Review: Let's stop treating world leaders like celebrities
Where to begin to describe Hillary Clinton's appearance on Monday's Ryan Tubridy Show on RTE Radio One? The Late Late Show host was not given an interview so much as granted an audience, and dutifully played his allotted role by tossing the softest of questions at the former First Lady.
Hillary came across well - and why wouldn't she, given the advantage of going unchallenged? Listeners were impressed by the "much warmer" woman on display than they'd seen during her unsuccessful campaign to be US President, leading Tubridy to conclude that "if the woman you heard just now… had run [in 2016], I think the chances of her being in the White House would probably be considerably enhanced, but for whatever reason they seem to have sent out a different candidate to the person you've been listening to".
He then recommended two books to listeners which provide a deeper insight into what went wrong with her campaign. But why didn't he raise these issues with her when he had the chance, rather than just asking anodyne personal questions?
Hillary Clinton is not a celebrity, and it's not Ryan Tubridy's job to be her friend.
Over on Marty In The Morning, the eponymous Mr Whelan was once again treating loyal listeners of Lyric FM to the familiar experience of tuning in midway through a programme, only to hear a piece of music such as Carly Simon's 1986 hit Coming Around Again, then checking the dial to make sure they're in the right place.
The reason for the music choice, apparently, was that it was Carly's 73rd birthday, and it would have been the late George Michael's 55th, so naturally A Different Corner was featured as well. I'm probably resigned to it now, but does anyone else ever find themselves missing RTE's old classical music station, FM3?
Roving reporter Paddy O'Gorman went along to the beach at Donabate, Co Dublin, to interview people out enjoying the heatwave for Tuesday's Today With Sean O'Rourke. The dominant sentiment: "You can't beat Ireland on a sunny day."
"You never heard a truer word," agreed O'Rourke, and it was good to hear some positivity about the weather when the previous day had concentrated more on the problems associated with the heat.
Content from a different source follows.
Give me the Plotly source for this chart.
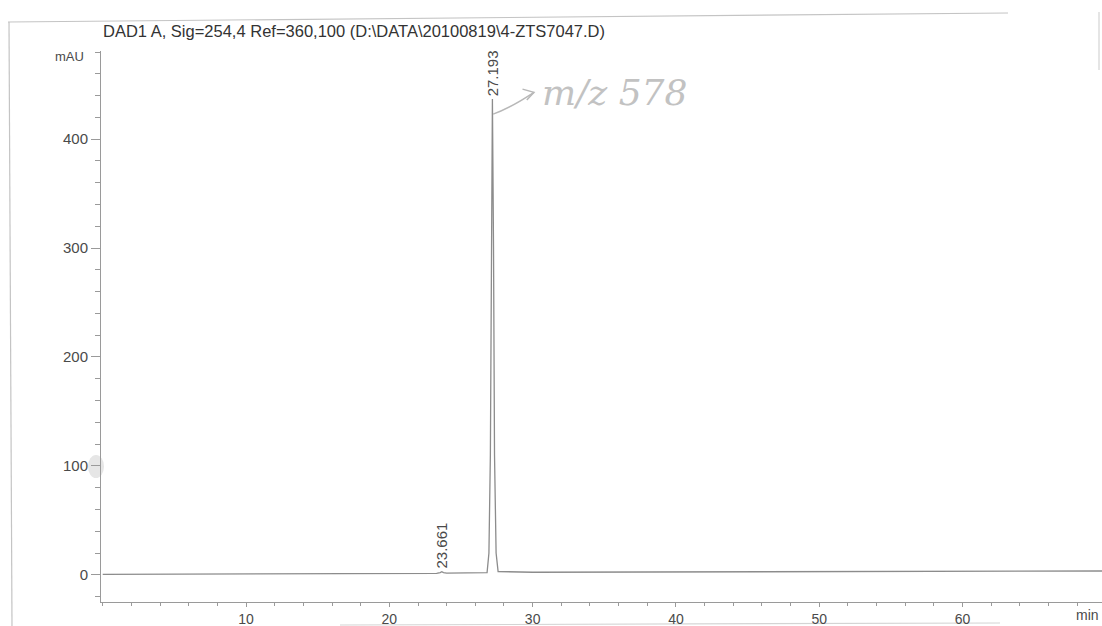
import plotly.graph_objects as go

# DAD1 A chromatogram, 254 nm
time_min = [0.0, 5.0, 10.0, 15.0, 20.0, 23.3, 23.55, 23.661, 23.78, 24.0,
            26.82, 26.95, 27.05, 27.12, 27.193, 27.27, 27.34, 27.45, 27.59,
            30.0, 40.0, 50.0, 60.0, 70.0]
signal_mau = [0.4, 0.5, 0.6, 0.8, 1.0, 1.3, 2.0, 2.8, 2.0, 1.6,
              2.0, 20.0, 110.0, 300.0, 437.0, 300.0, 110.0, 20.0, 3.0,
              2.3, 2.6, 3.2, 3.4, 3.5]

peak_rt = [23.661, 27.193]
peak_height = [2.8, 437.0]

title_text = "DAD1 A, Sig=254,4 Ref=360,100 (D:\\DATA\\20100819\\4-ZTS7047.D)"
y_ticks = [0, 100, 200, 300, 400]
x_ticks = [10, 20, 30, 40, 50, 60]

FONT = "Liberation Sans, Arial, sans-serif"
INK = "#4a4a4a"
AXIS = "#9a9a9a"

W, H = 1102, 626
L, R, T, B = 101, 0, 51, 24
pw, ph = W - L - R, H - T - B


def px_to_paper(x, y):
    return (x - L) / pw, (H - B - y) / ph


fig = go.Figure()
fig.add_trace(go.Scatter(
    x=time_min, y=signal_mau, mode="lines",
    line=dict(color="#8c8c8c", width=1.3),
    hoverinfo="x+y", showlegend=False,
))

# retention-time labels above each peak
for rt, h in zip(peak_rt, peak_height):
    fig.add_annotation(
        x=rt, y=h, xref="x", yref="y", text=f"{rt:.3f}",
        textangle=-90, showarrow=False, xanchor="center", yanchor="bottom",
        yshift=1, font=dict(family=FONT, size=15, color=INK),
    )

# handwritten note next to the main peak
fig.add_shape(
    type="path", xref="x", yref="y",
    path=f"M {peak_rt[1] + 0.05},{peak_height[1] - 14} "
         f"Q {peak_rt[1] + 1.3},{peak_height[1] - 8} {peak_rt[1] + 2.9},{peak_height[1] + 6}",
    line=dict(color="#b8b8b8", width=1.5),
)
fig.add_shape(
    type="path", xref="x", yref="y",
    path=f"M {peak_rt[1] + 2.1},{peak_height[1] + 9} L {peak_rt[1] + 2.9},{peak_height[1] + 6} "
         f"L {peak_rt[1] + 2.4},{peak_height[1] - 1}",
    line=dict(color="#b8b8b8", width=1.5),
)
fig.add_annotation(
    x=peak_rt[1] + 3.3, y=peak_height[1] + 6, xref="x", yref="y",
    text="<i>m/z 578</i>", showarrow=False, xanchor="left", yanchor="middle",
    font=dict(family="DejaVu Serif, serif", size=36, color="#c2c2c2"),
)

# axis captions
mx, my = px_to_paper(69, 57)
fig.add_annotation(
    x=mx, y=my, xref="paper", yref="paper", text="mAU", showarrow=False,
    xanchor="center", yanchor="middle",
    font=dict(family=FONT, size=13, color=INK),
)
nx, ny = px_to_paper(1101, 615)
fig.add_annotation(
    x=nx, y=ny, xref="paper", yref="paper", text="min", showarrow=False,
    xanchor="right", yanchor="middle",
    font=dict(family=FONT, size=14, color=INK),
)

# page frame lines
frame = [
    dict(x0=8, y0=22, x1=1008, y1=13, c="#c4c4c4"),
    dict(x0=9, y0=22, x1=12, y1=626, c="#c4c4c4"),
    dict(x0=1099, y0=12, x1=1099, y1=70, c="#d4d4d4"),
    dict(x0=340, y0=625, x1=1000, y1=623, c="#d4d4d4"),
]
for f in frame:
    x0, y0 = px_to_paper(f["x0"], f["y0"])
    x1, y1 = px_to_paper(f["x1"], f["y1"])
    fig.add_shape(type="line", xref="paper", yref="paper", x0=x0, y0=y0, x1=x1, y1=y1,
                  line=dict(color=f["c"], width=1.2), layer="below")

# smudge beside the y axis
cx0, cy0 = px_to_paper(88, 455)
cx1, cy1 = px_to_paper(104, 478)
fig.add_shape(type="circle", xref="paper", yref="paper", x0=cx0, y0=cy0, x1=cx1, y1=cy1,
              fillcolor="#e6e6e6", line=dict(width=0), layer="below")

fig.update_layout(
    width=W, height=H,
    margin=dict(l=L, r=R, t=T, b=B),
    paper_bgcolor="white", plot_bgcolor="white",
    title=dict(text=title_text, x=103 / W, xanchor="left", y=1 - 31 / H,
               yanchor="middle", font=dict(family=FONT, size=16.5, color="#333333")),
    xaxis=dict(
        range=[-0.12, 69.73], tickvals=x_ticks, ticks="outside", ticklen=4,
        tickcolor=AXIS, showline=True, linecolor=AXIS, linewidth=1,
        showgrid=False, zeroline=False, ticklabelstandoff=0, automargin=False,
        minor=dict(dtick=2, ticks="outside", ticklen=3, tickcolor=AXIS),
        tickfont=dict(family=FONT, size=14, color=INK),
    ),
    yaxis=dict(
        range=[-25, 481], tickvals=y_ticks, ticks="outside", ticklen=9,
        tickcolor=AXIS, showline=True, linecolor=AXIS, linewidth=1,
        showgrid=False, zeroline=False, automargin=False,
        minor=dict(dtick=20, tick0=0, ticks="outside", ticklen=5, tickcolor=AXIS),
        tickfont=dict(family=FONT, size=15, color=INK),
    ),
)

fig.write_html("out.html")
Paddy, though, is Irish radio's poet laureate of misery, and it's always a bit odd to hear his interviewees sounding so happy.
Thankfully, Liveline was on hand to raise temperatures for a different reason, by interviewing a man who'd got hold of 692 tickets for the Pope's upcoming mass at Phoenix Park, intending either to burn them in protest at the Catholic church or simply stop others from attending.
"Tawdry... tacky... petty... spiteful" was the verdict of the first caller who had a chance to respond. "I can't believe that a grown man would stoop so low." But the next caller urged him not to bother arguing with the ticket-hogger, as there was no point. "Don't say that," interjected presenter Philip Boucher Hayes (right), "there'll be no phone-in show." There's a man who knows on which side his bread is buttered.